I try to build the project with no blocking write. When I comment out

"#define UX_DEVICE_CLASS_CDC_ACM_TRANSMISSION_DISABLE" in ux_user.h,

the code always fail at _ux_utility_memory_free_block_best_get() function called by

" cdc_acm -> ux_slave_class_cdc_acm_bulkout_thread_stack =
_ux_utility_memory_allocate(UX_NO_ALIGN, UX_REGULAR_MEMORY, UX_THREAD_STACK_SIZE * 2);"

in function _ux_device_class_cdc_acm_initialize() whatever I increase

#define TX_APP_MEM_POOL_SIZE (1024*1024)

#define UX_DEVICE_APP_MEM_POOL_SIZE (8192*8)

#define USBPD_DEVICE_APP_MEM_POOL_SIZE (5000*2)

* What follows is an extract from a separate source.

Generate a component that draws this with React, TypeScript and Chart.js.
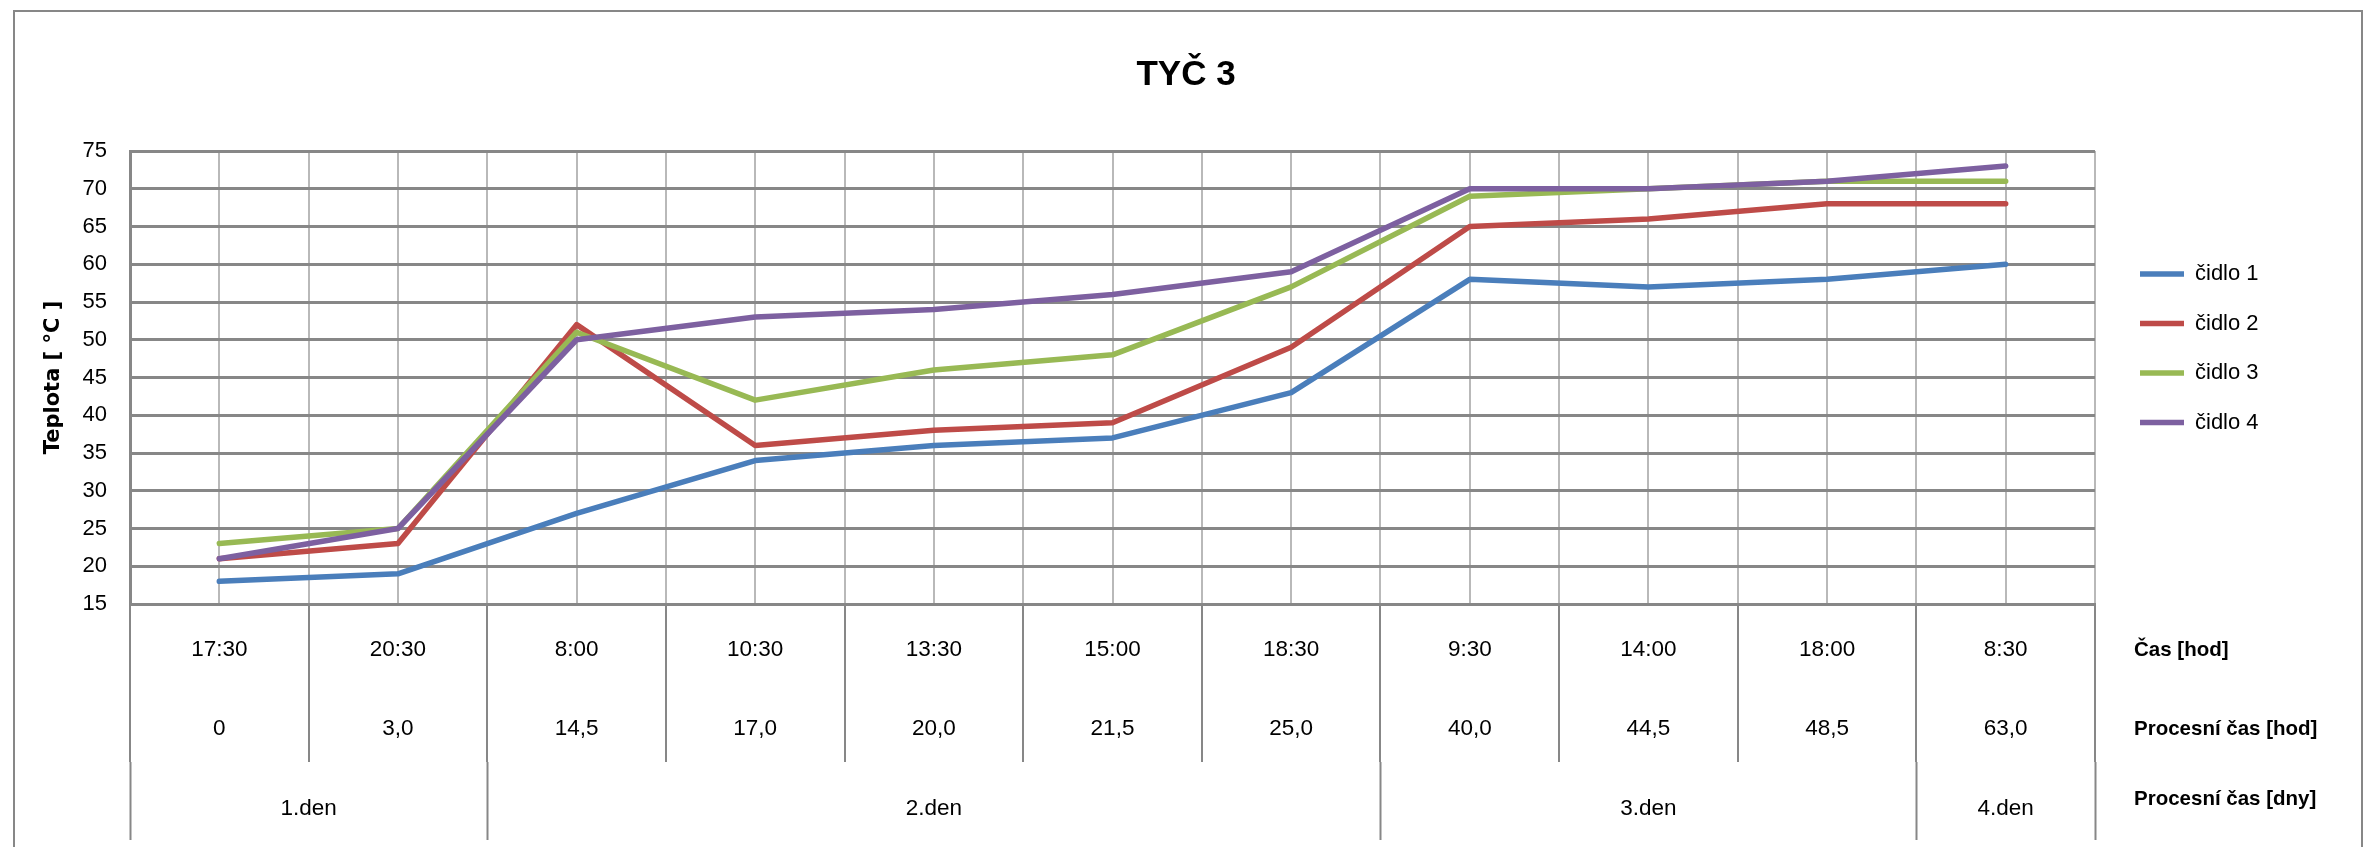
import React, { useEffect, useRef } from 'react';
import { Chart, registerables } from 'chart.js';

Chart.register(...registerables);

const W = 2368;
const H = 847;

// Category rows under the plot
const timeLabels = ['17:30', '20:30', '8:00', '10:30', '13:30', '15:00', '18:30', '9:30', '14:00', '18:00', '8:30'];
const processHours = ['0', '3,0', '14,5', '17,0', '20,0', '21,5', '25,0', '40,0', '44,5', '48,5', '63,0'];
const dayLabels = ['1.den', '2.den', '3.den', '4.den'];
const daySpans = [2, 5, 3, 1];
const rowTitles = ['Čas [hod]', 'Procesní čas [hod]', 'Procesní čas [dny]'];

// Temperatures [°C]
const sensor1 = [18, 19, 27, 34, 36, 37, 43, 58, 57, 58, 60];
const sensor2 = [21, 23, 52, 36, 38, 39, 49, 65, 66, 68, 68];
const sensor3 = [23, 25, 51, 42, 46, 48, 57, 69, 70, 71, 71];
const sensor4 = [21, 25, 50, 53, 54, 56, 59, 70, 70, 71, 73];
const seriesNames = ['čidlo 1', 'čidlo 2', 'čidlo 3', 'čidlo 4'];
const seriesColors = ['#4A7EBB', '#BE4B48', '#98B954', '#7D60A0'];

const yMin = 15;
const yMax = 75;
const yStep = 5;

const SANS = "'Liberation Sans', Arial, sans-serif";
const WIDE_BOLD = "'DejaVu Sans', Verdana, sans-serif";
const GRID_DARK = '#878787';
const GRID_LIGHT = '#b9b9b9';

// Day row: boundaries and centres on a continuous category-index axis
const dayBounds: number[] = [];
const dayCentres: number[] = [];
{
  let s = -0.5;
  dayBounds.push(s);
  daySpans.forEach((n) => {
    dayCentres.push(s + n / 2);
    s += n;
    dayBounds.push(s);
  });
}
const dayTickValues = [...dayBounds, ...dayCentres].sort((a, b) => a - b);
const isDayBound = (v: number) => dayBounds.some((b) => Math.abs(b - v) < 1e-6);

const chartDecor = {
  id: 'chartDecor',
  beforeDraw(chart: any) {
    const { ctx } = chart;
    ctx.save();
    ctx.fillStyle = '#ffffff';
    ctx.fillRect(0, 0, W, H);
    ctx.strokeStyle = GRID_DARK;
    ctx.lineWidth = 2;
    ctx.strokeRect(14, 11, W - 20, H + 40);
    ctx.restore();
  },
  afterLayout(chart: any) {
    // title centred over the whole frame
    const t = chart.titleBlock;
    if (t) {
      t.left = 10;
      t.right = 2362;
      t.width = t.right - t.left;
    }
    // legend column to the right of the plot
    const lg = chart.legend;
    if (lg) {
      const pad = lg.options.labels.padding;
      lg.left = 2140 - pad;
      lg.right = lg.left + 240;
      lg.top = 274 - pad - lg.options.labels.font.size / 2;
      lg.bottom = lg.top + 400;
      lg.width = lg.right - lg.left;
      lg.height = lg.bottom - lg.top;
    }
  },
  afterDraw(chart: any) {
    const { ctx } = chart;
    const xs = chart.scales.x;
    const xd = chart.scales.xDays;
    const ys = [xs.top + 46, xs.top + 125, xd.top + 37];
    ctx.save();
    ctx.fillStyle = '#000';
    ctx.font = `bold 20.5px ${SANS}`;
    ctx.textAlign = 'left';
    ctx.textBaseline = 'middle';
    rowTitles.forEach((txt, i) => ctx.fillText(txt, 2134, ys[i]));
    ctx.restore();
  },
};

export default function App() {
  const ref = useRef<HTMLCanvasElement>(null);

  useEffect(() => {
    const canvas = ref.current;
    if (!canvas) return;
    const series = [sensor1, sensor2, sensor3, sensor4];
    const chart = new Chart(canvas, {
      type: 'line',
      data: {
        labels: timeLabels.map((t, i) => [t, processHours[i]]),
        datasets: series.map((data, i) => ({
          label: seriesNames[i],
          data,
          borderColor: seriesColors[i],
          backgroundColor: seriesColors[i],
          borderWidth: 5.5,
          borderCapStyle: 'round' as const,
          borderJoinStyle: 'round' as const,
          pointRadius: 0,
          pointHoverRadius: 0,
          tension: 0,
          fill: false,
          order: series.length - i,
        })),
      },
      options: {
        responsive: false,
        animation: false,
        devicePixelRatio: 1,
        events: [],
        layout: { padding: { left: 0, right: 273, top: 0, bottom: 7 } },
        plugins: {
          title: {
            display: true,
            text: 'TYČ 3',
            color: '#000',
            font: { family: SANS, size: 35, weight: 'bold', lineHeight: 1.2 },
            padding: { top: 54, bottom: 55 },
          },
          legend: {
            display: true,
            position: 'chartArea' as any,
            align: 'start',
            labels: {
              color: '#000',
              font: { family: SANS, size: 22 },
              usePointStyle: true,
              pointStyle: 'line',
              pointStyleWidth: 44,
              padding: 27.5,
              sort: (a: any, b: any) => a.datasetIndex - b.datasetIndex,
            },
          },
          tooltip: { enabled: false },
        },
        scales: {
          x: {
            type: 'category',
            position: 'bottom',
            weight: 0,
            offset: true,
            grid: {
              display: true,
              offset: true,
              drawOnChartArea: true,
              color: GRID_LIGHT,
              lineWidth: 2,
              drawTicks: true,
              tickLength: 158,
              tickColor: GRID_DARK,
              tickWidth: 2,
              z: -2,
            },
            border: { display: true, color: GRID_DARK, width: 3 },
            ticks: {
              color: '#000',
              font: { family: SANS, size: 22.5, lineHeight: '79px' },
              padding: -151.5,
              autoSkip: false,
              maxRotation: 0,
              minRotation: 0,
            },
            afterFit: (s: any) => {
              s.height = 158;
            },
          },
          xDays: {
            type: 'linear',
            position: 'bottom',
            weight: 1,
            min: -0.5,
            max: 10.5,
            grid: {
              display: true,
              drawOnChartArea: false,
              drawTicks: true,
              tickLength: 78,
              tickWidth: 2,
              tickColor: (c: any) => (c.tick && isDayBound(c.tick.value) ? GRID_DARK : 'rgba(0,0,0,0)'),
              color: 'rgba(0,0,0,0)',
            },
            border: { display: false },
            afterBuildTicks: (s: any) => {
              s.ticks = dayTickValues.map((v) => ({ value: v }));
            },
            ticks: {
              color: '#000',
              font: { family: SANS, size: 22.5, lineHeight: '30px' },
              padding: -46,
              autoSkip: false,
              maxRotation: 0,
              minRotation: 0,
              callback: (v: any) => {
                const k = dayCentres.findIndex((c) => Math.abs(c - Number(v)) < 1e-6);
                return k >= 0 ? dayLabels[k] : '';
              },
            },
            afterFit: (s: any) => {
              s.height = 78;
            },
          },
          xMid: {
            type: 'category',
            position: 'top',
            offset: true,
            grid: {
              display: true,
              offset: false,
              drawOnChartArea: true,
              drawTicks: false,
              color: GRID_LIGHT,
              lineWidth: 2,
              z: -2,
            },
            border: { display: false },
            ticks: { display: false },
          },
          y: {
            type: 'linear',
            position: 'left',
            min: yMin,
            max: yMax,
            ticks: {
              stepSize: yStep,
              color: '#000',
              font: { family: SANS, size: 22 },
              padding: 23,
            },
            grid: { color: GRID_DARK, lineWidth: 3, drawTicks: false, z: -1 },
            border: { display: true, color: GRID_DARK, width: 3 },
            title: {
              display: true,
              text: 'Teplota [ °C ]',
              color: '#000',
              font: { family: WIDE_BOLD, size: 21, weight: 'bold', lineHeight: 1.2 },
              padding: { top: 40.9, bottom: 0 },
            },
            afterFit: (s: any) => {
              s.width = 130;
            },
          },
        },
      } as any,
      plugins: [chartDecor],
    });
    return () => chart.destroy();
  }, []);

  return (
    <div style={{ position: 'absolute', left: 0, top: 0, width: W, height: H, background: '#fff' }}>
      <canvas ref={ref} width={W} height={H} style={{ display: 'block', width: W, height: H }} />
    </div>
  );
}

How did you modify the original code to make no blocking write working?

 

The tx_thread_sleep(MS_TO_TICK(10)) can not removed since those threads at the same priority with no slice time define.

I guess you may call the ux_device_class_cdc_acm_write_with_callback() in callback function to avoid this.

What I have realized:
using AZURE RTOS and the USB stacks - my project has used "blocking". But changing to use the API call for non-blocking ended up in a missing function call.

There is a LIB file involved (linked to the project to resolve missing functions). I had no idea which LIB file to use which seems to provide the "non-blocking" implementation.

I assume, much more to do as just modifying some macros: you might need different header files, esp. a different LIB file.

It is also a bit unclear: if you see a header file with macros to set memory sizes - if this is just a "reference" what is used by the LIB code. Evern you would change it - if the LIB generated was compiled with these settings - it will not have an effect (it just "tells" you witch which parameters the LIB linked at the end was built).

"Have fun" (I gave up to convert from blocking to non-blocking, potentially needing a different LIB file to link).